“A more slick and expanded version of ketuk tilu”
Jaipongan takes much of its instrumentation from ketuk tilu ensembles. The ketuk tilu group is composed of pot-gongs. Besides the core three main kettle gongs (ketuk, tilu meaning three), the instruments include a rebab, a small upright bowed instrument, also known as a spike fiddle, other small gongs — a hanging gong and two iron plates, and two or three barrel drums. The traditional singer is female or a sinden, but also dances and invites men to dance with her sensually, so it is assumed she is a prostitute or ronggeng. The ensemble is small enough to be carried from village to village to places where a saron or kempul may be added.
Ketuk tilu songs, following a free rhythmic introduction, are structured sectionally, juxtaposing segments of short gong cycles (about 10 seconds) with those of longer gong-cycles (about 30 seconds) each section having a characteristic sequence of dance steps associated with it.
Gumbira took and retrofitted the dynamic and intense ketuk-tilu music. The role of the singer was emphasized to concentrate just on the vocals. He added to it traditional gamelan by expanding the drum section of the ketuk tilu as more of an urban, unique gamelan orchestra from two drums to six. He also sped up the music significantly, increasing the dance role. He also modified the accompanying dance. The modifications retained some of the original sensual moves of ketuk tilu, joining to them a popular martial art called pencak silat. Gumbira called it jaipong. Jaipongan cassettes really feature the singer with their name and alluring cover photos. The singer is given greatest prominence, no longer seen as a prostitute but professional and respectful. This goes with the market demand for solo-superstars.
The idiophonic accompaniment of jaipongan may also include a few saron or a gegung (an L-shaped row of gong chimes), and often a gambang (xylophone). Otherwise instruments are the same as in ketuk tilu.
The large hanging gong and smaller gongs used in jaipong, like ketuk tilu and gong-chime performance, serve colotomic functions, punctuating the time-cycles at regular fixed intervals. The several ketuk play a standardized three-pitch figure, high, low, medium-low. The spike fiddle often imitates the singer and solos when the singer is silent. All the musicians, and especially the drummer, freely supplement the texture with rhythmic cries and yells called senggak. The most important roles become the singer and the drummer. The drummer is more aggressive and assertive than in other Sudanese/Javanese ensembles, commanding attention with a variable cadential figure before a large gong stroke. Jaipongan drumming is more virtuosic and flamboyant, the drummer performs lively improvisations throughout, building up tension that culminates and is released at the gong stroke. A distinctive Sundanese feature is the variation of the pitch of the main drum, whose head tension is governed by the foot of the drummer. The singer is the central figure carrying the melody and dancing at the same time. It is this lively interplay between the drummer and the singer that was carried from ketuk tilu, and is an identifying feature. The dance is centered around the gong cycles, in which the tension is built up before each large gong stroke where the dancers will gracefully jerk their heads toward each other.

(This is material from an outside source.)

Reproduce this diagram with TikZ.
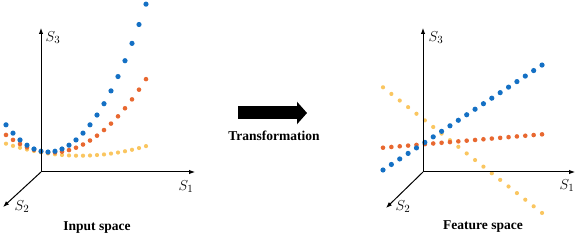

The male jaipongan dance style is less acrobatic and martial than that found in ketuk tilu, simpler. Whereas the female dancer in jaipongan is very active, more than the ronggeng in ketuk tilu. It is very choreographed with a sophisticated polish different than the coyness role played by the ronggeg for the male advances in ketuk tilu.
The sectional formal structure of ketuk tilu is one feature that has not carried over to jaipongan. A jaipongan piece opens with a few gong cycles, often in a different tempo than the rest of the piece, during which the spike fiddle player improvises over the idiophone and drum accompaniment. The vocalist then enters, usually singing four gong cycles consecutively, then allowing the spike fiddler to improvise for two of theses gongan. The piece alternates in this way until it ends with a deceleration leading to the final gong.
The melodies are set to madenda, the Sundanese variant of the pelog mode, or slendro, or a free combination of the two, or an alternating combination. The melodies are usually in the pelog or madenda scales, while the fixed pitch idiophonic accompaniment is strictly in slendro. This combination contrasts with the gamelan tradition. The scales of these modes, intonation and tonic are difficult and not consistent, for more detail on this see:.[1] Intonation may be further obscured by the characteristic vibrato. These melodies in jaipongan can also be stereotypical; so much of the expressiveness and uniqueness comes in the introduction, improvised or pre-composed. It often establishes the modal pattern.
The verses are often organized into quatrains, each is one gong cycle, and in rhyme scheme aabbcc, each line having about eight syllables, as in most Sundanese folk and popular verse.